In late-1996 Alan ("Bubbles") Greenspan grew worried about the surging stock market, and he announced his famous warning of "irrational exuberance." Good move, but then the unexpected occurred. Instead of tightening credit and raising stock margins, Greenspan reversed himself and bought the whole productivity and " the fabulous new world of tech" story. The fact is that Greenspan turned extremely bullish. Bad mistake.
The result was that between 1996 and 2000 we witnessed the greatest speculative stock market bubble in history. Stocks went to levels of overvaluation never seen before. Next-- trouble. Starting in 2000 we experienced the initial bear market collapse, a smash which wiped out more than 70 percent of the value of the Nasdaq between 2000 and 2002.
Belatedly realizing his ghastly mistake and fearing that the US would follow Japan down the deflationary path, Greenspan drove short rates down to 45-year lows of one percent, while opening the money-supply spigots. The theory here was that the Fed could control inflation but would be almost helpless if deflation took over.
Again, Greenspan waited too long. Between 2002 and 2005 stocks rose again to bubble valuations. At the same time, the great American public switched from stocks to real estate amid the flood of cheap money. Asked if real estate was in a bubble, Greenspan admitted that in some areas real estate did seem bubble-like, but on the whole he did not see real estate throughout the nation as being in a bubble.
All the while Greenspan was moving up short rates in "measured" quarter-point increases. As I write today, short rates are three times what they were at their recent one percent low.
But what's this? Already, with short rates at only 3 percent (the Fed is still "giving money away" at below the inflation rate) the red flags are flying. Today's Bloomberg states that economists are warning that the Fed and European central banks may have to curb rate increases because the $1 trillion hedge fund industry may not be able to take any more than say a 3.5% Fed Funds rate. And already there is evidence of some huge losses in various hedge funds. See article at the end of this site.
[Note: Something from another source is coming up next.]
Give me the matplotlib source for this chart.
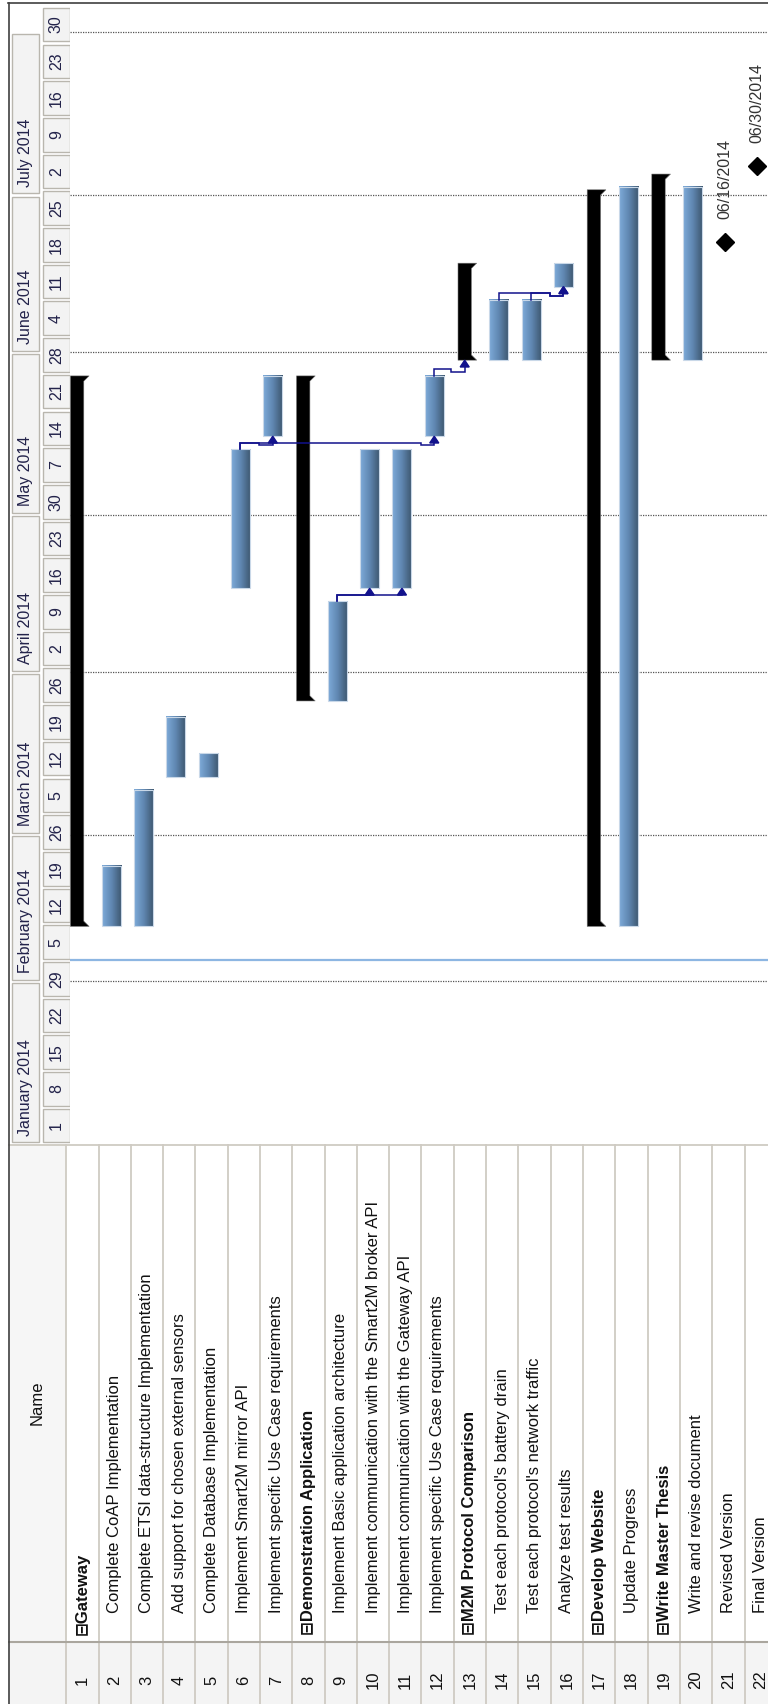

And so it goes. Now Greenspan has placed the US in a super-leveraged position with housing in the US in a state comparable to where the Nasdaq was in 2000. Yesterday it was announced that consumer prices in April were up 0.5% (at a rate of better than 6% annualized) but "core inflation" was flat. Since the Fed appear to pay most attention to core inflation, all is well in Alan Greenspan's fantasy world. One thing is clear -- the Fed doesn't worry about inflation because the Fed can halt inflation with interest rates. But the Fed is mortally afraid of deflation, since the Japanese example shows that deflation can take on a life of its own.